Chroniqueur automobile depuis plusieurs décennies, Denis Duquet se remémore le passé et nous en raconte quelques épisodes.
À une certaine époque, Jackie Stewart, le légendaire pilote de Formule 1 d’origine écossaise, était le porte-parole de la compagnie Ford. En effet, dans certaines campagnes publicitaires et dans le cadre des lancements de nouveaux modèles, il était sollicité par ce constructeur. C’était tout un événement de pouvoir le rencontrer, lui parler et discuter entre autres d’automobiles en général et de Ford en particulier. Et même s’il était sous contrat avec ce constructeur américain, il ne se gênait pas pour donner sa franche opinion.
Et il a toujours aimé discuter de tout et de rien avec les journalistes et les invités. En plus de son accent écossais, il avait un sens de l’humour passablement développé et la combinaison des deux était souvent hilarante.
Cet intéressant personnage ne rechignait pas de prendre place en tant que copilote lors du dévoilement de certains modèles. En général, on mettait les noms des journalistes dans un bocal et un tirage au sort désignait celle ou celui qui allait conduire la voiture en compagnie de cet illustre pilote automobile. Parmi les heureux élus, l’un d’entre eux a voulu impressionner Monsieur Stewart en conduisant de façon très agressive dans la circulation urbaine. Ce n’était pas une bonne idée. Ce journaliste, ayant le pied droit plus pesant que son jugement, s’est amusé à zigzaguer dans la circulation de Detroit et à rouler nettement au-dessus des limites de vitesse affichées pour tenter de montrer à son prestigieux passager qu’il avait tout un coup de volant. Mal lui en prit. En effet, Stewart lui a demandé de s’immobiliser sur le côté de la route et il a laissé notre matamore en plan pour se rendre en taxi au centre d’essais de Romeo en banlieue de la ville de l’automobile. Imaginez l’allure de notre essayeur lorsqu’il qui est arrivé à la piste d’essai sans son passager. En arrivant en taxi, qu’il a fait payer au journaliste fautif, Jackie Stewart l’a traité d’idiot, d’imbécile et du plus mauvais conducteur qu’il avait eu l’occasion de fréquenter.
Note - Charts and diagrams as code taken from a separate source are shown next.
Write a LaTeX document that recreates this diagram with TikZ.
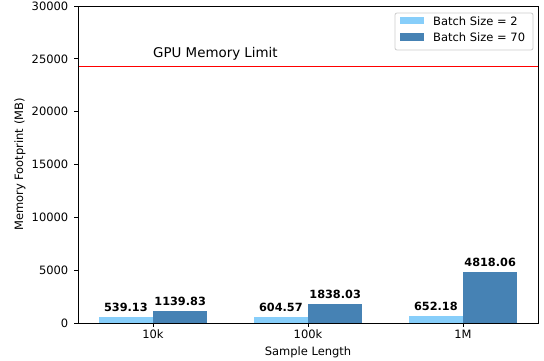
\documentclass[tikz,border=0pt]{standalone}
\usepackage{fontspec}
\setmainfont{DejaVu Sans}
\definecolor{lightb}{HTML}{87CEFA}
\definecolor{darkb}{HTML}{4682B4}
\begin{document}
\begin{tikzpicture}[x=1pt,y=1pt,
  lbl/.style={font=\fontsize{11.5}{13}\selectfont, inner sep=0pt},
  vlab/.style={font=\fontsize{11.3}{13}\selectfont\bfseries, inner sep=0pt, anchor=base},
  spine/.style={line width=0.9pt, black},
  tickmark/.style={line width=0.9pt, black},
]
\useasboundingbox (0,0) rectangle (544,360);
% data scope: x in category index, y in thousands of MB
\begin{scope}[shift={(153,37)}, x=155pt, y=10.5667pt]
  % bars
  \foreach \i/\a/\b in {0/0.53913/1.13983, 1/0.60457/1.83803, 2/0.65218/4.81806}{
    \fill[lightb] (\i-0.35,0) rectangle (\i,\a);
    \fill[darkb] (\i,0) rectangle (\i+0.35,\b);
  }
  % value labels
  \node[vlab] (v1a) at (-0.175,0.53913) [yshift=5.5pt] {539.13};
  \node[vlab] (v1b) at (0.175,1.13983) [yshift=5.5pt] {1139.83};
  \node[vlab] (v2a) at (0.825,0.60457) [yshift=5.5pt] {604.57};
  \node[vlab] (v2b) at (1.175,1.83803) [yshift=5.5pt] {1838.03};
  \node[vlab] (v3a) at (1.825,0.65218) [yshift=5.5pt] {652.18};
  \node[vlab] (v3b) at (2.175,4.81806) [yshift=5.5pt] {4818.06};
  % memory limit
  \coordinate (limL) at (-0.4839,24.25);
  \coordinate (limR) at (2.4839,24.25);
  \draw[red, line width=1pt] (limL) -- (limR);
  \node[font=\fontsize{13.4}{15}\selectfont, inner sep=0pt, anchor=base west] (lim) at (0,25.1) {GPU Memory Limit};
  % x ticks
  \foreach \i/\t in {0/10k,1/100k,2/1M}{
    \draw[tickmark] (\i,0) -- ++(0,-4pt);
    \node[lbl, anchor=north] (xt\i) at (\i,0) [yshift=-7pt] {\t};
  }
  % y ticks
  \foreach \v/\t in {0/0,5/5000,10/10000,15/15000,20/20000,25/25000,30/30000}{
    \draw[tickmark] (-0.4839,\v) -- ++(-4pt,0);
    \node[lbl, anchor=east] (yt\v) at (-0.4839,\v) [xshift=-9.5pt] {\t};
  }
\end{scope}
% spines
\draw[spine] (78,37) rectangle (538,354);
% axis labels
\node[lbl, anchor=north] (xlab) at (308,13) {Sample Length};
\node[lbl, rotate=90] (ylab) at (20,195.5) {Memory Footprint (MB)};
% legend
\draw[draw=black!20, fill=white, line width=0.8pt, rounded corners=2pt] (395,310) rectangle (533,347);
\fill[lightb] (400,335.7) rectangle (424,342.7);
\fill[darkb] (400,319.5) rectangle (424,326.8);
\node[lbl, anchor=west] (leg1) at (433,339.2) {Batch Size = 2};
\node[lbl, anchor=west] (leg2) at (433,323.2) {Batch Size = 70};
\end{tikzpicture}
\end{document}
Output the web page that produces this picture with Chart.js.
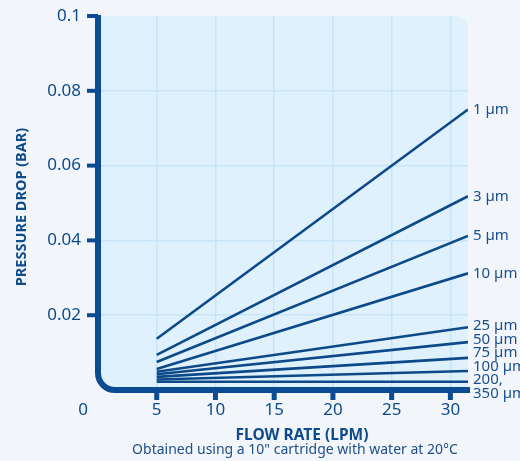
<!DOCTYPE html>
<html>
<head>
<meta charset="utf-8">
<script src="https://cdn.jsdelivr.net/npm/chart.js@4.4.1/dist/chart.umd.min.js"></script>
<style>
  html, body { margin: 0; padding: 0; background: #f2f6fb; }
  canvas { display: block; }
</style>
</head>
<body>
<canvas id="c" width="520" height="461"></canvas>
<script>
// ---- data ----
const seriesLabels = [["1 µm"], ["3 µm"], ["5 µm"], ["10 µm"], ["25 µm"], ["50 µm"], ["75 µm"], ["100 µm"], ["200,", "350 µm"]];
const flowRates = [5, 31.5];
const dropAt5 = [0.0137, 0.0094, 0.0075, 0.0056, 0.0049, 0.0042, 0.0035, 0.0028, 0.0022];
const dropAtEnd = [0.0750, 0.0518, 0.0412, 0.0312, 0.0168, 0.0128, 0.0086, 0.0051, 0.0022];
const xTicks = [0, 5, 10, 15, 20, 25, 30];
const yTicks = [0, 0.02, 0.04, 0.06, 0.08, 0.1];
const xTitle = "FLOW RATE (LPM)";
const yTitle = "PRESSURE DROP (BAR)";
const footnote = 'Obtained using a 10" cartridge with water at 20°C';

// ---- style ----
const NAVY = '#0d4b8c';
const AXIS = '#0a4b93';
const GRID = '#c8e5f8';
const PLOT_BG = '#dff1fd';
const FONT = "'Noto Sans', 'Open Sans', sans-serif";

const datasets = seriesLabels.map((lab, i) => ({
  label: lab.join(' '),
  data: [{x: flowRates[0], y: dropAt5[i]}, {x: flowRates[1], y: dropAtEnd[i]}],
  borderColor: '#0d4989',
  borderWidth: 2.6,
  pointRadius: 0,
  tension: 0,
  fill: false
}));

const decor = {
  id: 'decor',
  beforeDraw(chart) {
    const {ctx, chartArea: a} = chart;
    const r = 12, R = 17;
    ctx.save();
    ctx.fillStyle = PLOT_BG;
    ctx.beginPath();
    ctx.moveTo(a.left, a.top);
    ctx.lineTo(a.right - r, a.top);
    ctx.arcTo(a.right, a.top, a.right, a.top + r, r);
    ctx.lineTo(a.right, a.bottom);
    ctx.lineTo(a.left + R, a.bottom);
    ctx.arcTo(a.left, a.bottom, a.left, a.bottom - R, R);
    ctx.closePath();
    ctx.fill();
    ctx.restore();
  },
  afterDatasetsDraw(chart) {
    const {ctx, chartArea: a, scales: {x, y}} = chart;
    const R = 17;
    ctx.save();
    // axes with rounded corner
    ctx.strokeStyle = AXIS;
    ctx.lineWidth = 6;
    ctx.beginPath();
    ctx.moveTo(a.left, a.top - 1);
    ctx.lineTo(a.left, a.bottom - R);
    ctx.arcTo(a.left, a.bottom, a.left + R, a.bottom, R);
    ctx.lineTo(a.right + 2, a.bottom);
    ctx.stroke();
    // tick marks
    ctx.fillStyle = AXIS;
    yTicks.forEach(v => {
      if (v === 0) return;
      const py = y.getPixelForValue(v);
      ctx.fillRect(a.left - 11, py - 2, 11, 4);
    });
    xTicks.forEach(v => {
      if (v === 0) return;
      const px = x.getPixelForValue(v);
      ctx.fillRect(px - 2.5, a.bottom, 5, 10);
    });
    // origin label
    ctx.fillStyle = NAVY;
    ctx.font = `17px ${FONT}`;
    ctx.textAlign = 'center';
    ctx.textBaseline = 'middle';
    ctx.fillText('0', a.left - 15, a.bottom + 20);

    // axis titles and footnote
    ctx.font = `bold 15.5px ${FONT}`;
    ctx.fillText(xTitle, (a.left + a.right) / 2 + 19, a.bottom + 46);
    ctx.font = `14px ${FONT}`;
    ctx.fillStyle = '#1d4e86';
    ctx.fillText(footnote, (a.left + a.right) / 2 + 12, a.bottom + 60);
    ctx.save();
    ctx.translate(21.5, (a.top + a.bottom) / 2 + 4);
    ctx.rotate(-Math.PI / 2);
    ctx.fillStyle = NAVY;
    ctx.font = `bold 14.5px ${FONT}`;
    ctx.fillText(yTitle, 0, 0);
    ctx.restore();

    // series labels at line ends, spread to avoid overlap
    const lh = 13.5;
    const items = chart.data.datasets.map((ds, i) => {
      const last = ds.data[ds.data.length - 1];
      return {lines: seriesLabels[i], h: seriesLabels[i].length * lh, c: y.getPixelForValue(last.y)};
    });
    const sorted = items.slice().sort((p, q) => p.c - q.c);
    for (let it = 0; it < 300; it++) {
      for (let k = 0; k < sorted.length - 1; k++) {
        const p = sorted[k], q = sorted[k + 1];
        const need = (p.h + q.h) / 2;
        const gap = q.c - p.c;
        if (gap < need) {
          const d = (need - gap) / 2;
          p.c -= d; q.c += d;
        }
      }
      const lastItem = sorted[sorted.length - 1];
      const maxC = a.bottom + 10 - lastItem.h / 2;
      if (lastItem.c > maxC) lastItem.c = maxC;
    }
    ctx.font = `15px ${FONT}`;
    ctx.fillStyle = '#1a4f8c';
    ctx.textAlign = 'left';
    items.forEach(itm => {
      const top = itm.c - itm.h / 2;
      itm.lines.forEach((t, j) => ctx.fillText(t, a.right + 5, top + lh * (j + 0.5)));
    });
    ctx.restore();
  }
};

new Chart(document.getElementById('c'), {
  type: 'line',
  data: {datasets},
  plugins: [decor],
  options: {
    responsive: false,
    animation: false,
    layout: {padding: {top: 16, right: 52, left: 0, bottom: 0}},
    plugins: {
      legend: {display: false},
      tooltip: {enabled: false}
    },
    scales: {
      x: {
        type: 'linear',
        min: 0,
        max: flowRates[1],
        afterBuildTicks: s => { s.ticks = xTicks.map(v => ({value: v})); },
        afterFit: s => { s.height = 71; s.paddingLeft = 0; s.paddingRight = 0; },
        border: {display: false},
        grid: {
          drawTicks: false,
          lineWidth: 1.5,
          color: c => (c.tick && c.tick.value === 0) ? 'rgba(0,0,0,0)' : GRID
        },
        ticks: {
          padding: 10,
          color: NAVY,
          font: {family: FONT, size: 17},
          callback: v => v === 0 ? '' : String(v),
          maxRotation: 0
        }
      },
      y: {
        type: 'linear',
        min: 0,
        max: 0.1,
        afterBuildTicks: s => { s.ticks = yTicks.map(v => ({value: v})); },
        afterFit: s => { s.width = 98; s.paddingTop = 0; s.paddingBottom = 0; },
        border: {display: false},
        grid: {
          drawTicks: false,
          lineWidth: 1.5,
          color: c => (c.tick && (c.tick.value === 0 || c.tick.value === 0.1)) ? 'rgba(0,0,0,0)' : GRID
        },
        ticks: {
          padding: 17,
          color: NAVY,
          font: {family: FONT, size: 17},
          callback: v => v === 0 ? '' : String(v)
        }
      }
    }
  }
});
</script>
</body>
</html>
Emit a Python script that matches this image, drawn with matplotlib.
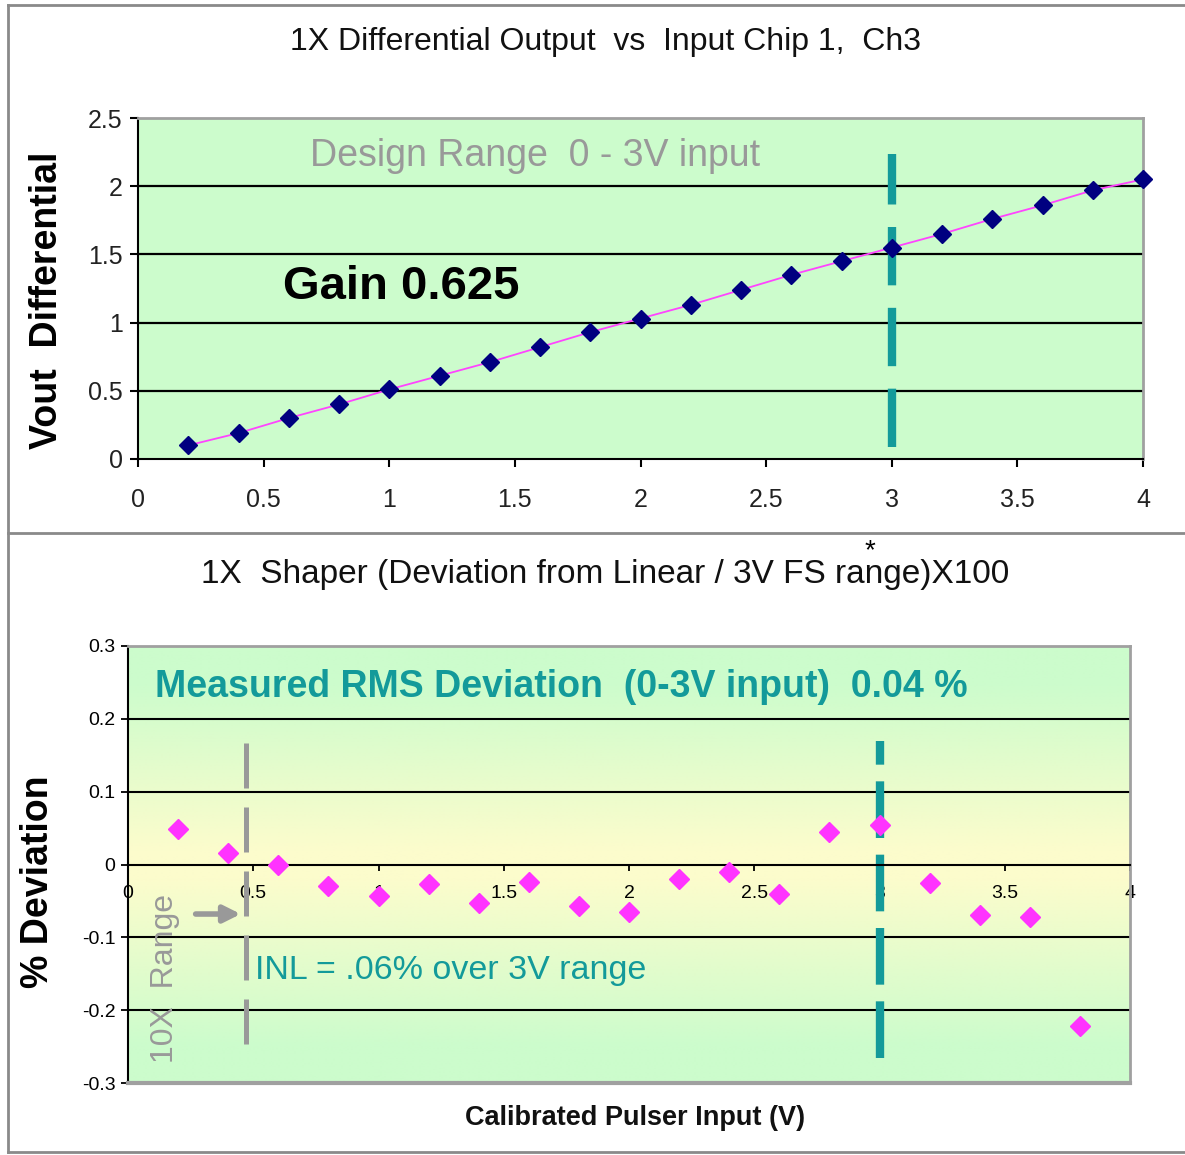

Stewart au volant d’une Tyrrell Ford en 1971. Année de son second championnat du monde.
Quelques minutes après, une fois que Jackie se soit « dépompé », c’était à mon tour de prendre le volant en sa compagnie. Inutile de préciser que j’étais quelque peu nerveux de voir ma conduite examinée de près par un triple champion du monde de Formule 1. Cette fois, notre balade ne s’est pas effectuée en ville, mais sur l’une des pistes d’essai de ce centre technique. En ville, je me serais contenté de rouler en suivant la circulation et les limites de vitesse. Sur ce parcours tortueux rempli de traquenards, je devais m’appliquer non seulement à conduire de façon harmonieuse, mais tout en poussant la voiture quelque peu. Les choses se sont bien déroulées sur la majorité du parcours et nos discussions portaient sur tout et rien à la fois. Tout allait bien. Puis, à l’entrée d’un virage, j’ai été piégé et la voiture s’est mise en travers. Situation particulièrement embarrassante. Heureusement pour moi, Stewart se mit à rire en soulignant pour me déculpabiliser qu’il s’était trouvé dans la même situation deux jours auparavant alors qu’il faisait des essais au volant de la même voiture. Ouf ! J’étais soulagé. Par la même occasion, il m’a conseillé de ne pas trop serrer le volant et de regarder loin devant moi afin de pouvoir mieux pressentir les virages et avoir un meilleur contrôle de la voiture.
En tous les cas, lorsqu’il a quitté la voiture une fois notre essai terminé, il affichait un large sourire. Je me suis imaginé que c’était parce qu’il avait apprécié ma conduite. En fait, je n’ai jamais osé lui demander ce qu’il pensait de mon coup de volant. J’aime mieux me bercer d’illusions.
Par contre, au cours de la même journée, j’ai doublé Jackie sur une piste d’essai. Mais ce n’était pas nécessairement parce que je roulais à fond de train. Jackie roulait à la vitesse d’une tortue, car il tentait d’obtenir la plus faible consommation de carburant au volant de l’Escort, dévoilée le jour même en première mondiale. Malgré les circonstances, je peux toujours me vanter de l’avoir doublé en piste sans faire état des circonstances.